The research team included experts from the Bloustein School, the Department of Civil and Environmental Engineering in the Rutgers School of Engineering, and the Department of Computer Science in the Rutgers School of Arts and Sciences. They focused their efforts on Cookman and Asbury Avenues in Asbury Park, N.J., where Cookman intersects with Asbury Avenue leading to Atlantic Ocean beaches.
Drivers heading to the beach often take a legal right-turn-on-red at this intersection without stopping first, creating hazardous conditions for pedestrians and cyclists crossing at the corner.
To address this issue, researchers created a temporary bike lane on Cookman and Asbury Avenues using orange road cones. Bloustein students then surveyed random bike and electric scooter riders about their use of bikes and electric scooters, as well as their attitude toward bike lanes. Most people surveyed expressed a positive view towards bike lanes.
Using computer vision techniques to classify speed and trajectory data from over 9,000 motor vehicles before and after creating the bike lane, researchers found significant reductions in traffic speeds: a 28 percent reduction in average maximum speeds and a 21 percent decrease for vehicles turning right. For those heading straight, an 8 percent reduction was observed. Drivers moving perpendicular to the bike lane did not slow down.
Marking bike lanes with cones proved more effective than painted-only lanes; cones led to greater speed reductions compared to painted lines alone.

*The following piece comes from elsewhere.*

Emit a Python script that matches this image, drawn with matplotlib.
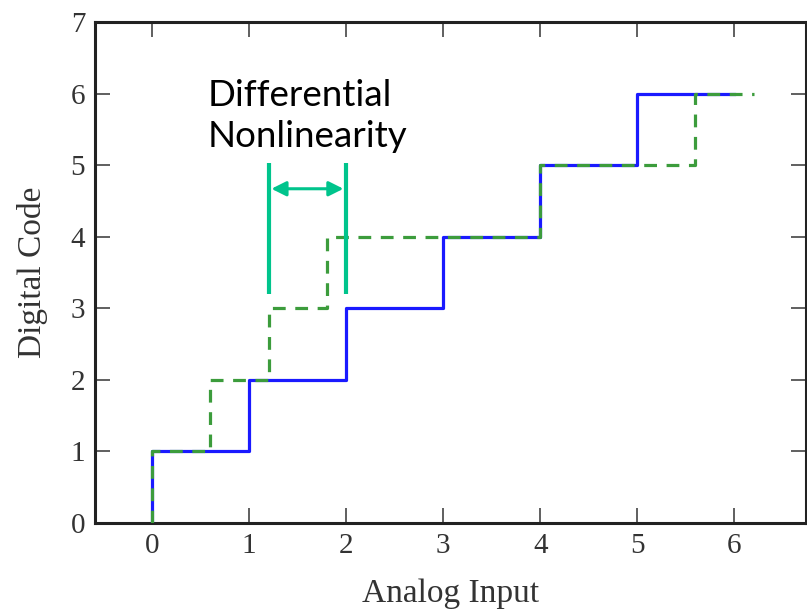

Younes hypothesized that drivers slow down when they see delineated spaces like cones because these markers make driving lanes narrower requiring more concentration.
With pedestrian deaths rising nationally—7,388 pedestrian deaths occurred in 2021 according to the Insurance Institute for Highway Safety—a study such as this could contribute to new traffic policies or revisions of existing ones. Cities nationwide are adopting policies aimed at eliminating all fatalities and serious injuries on public roads under initiatives like Vision Zero.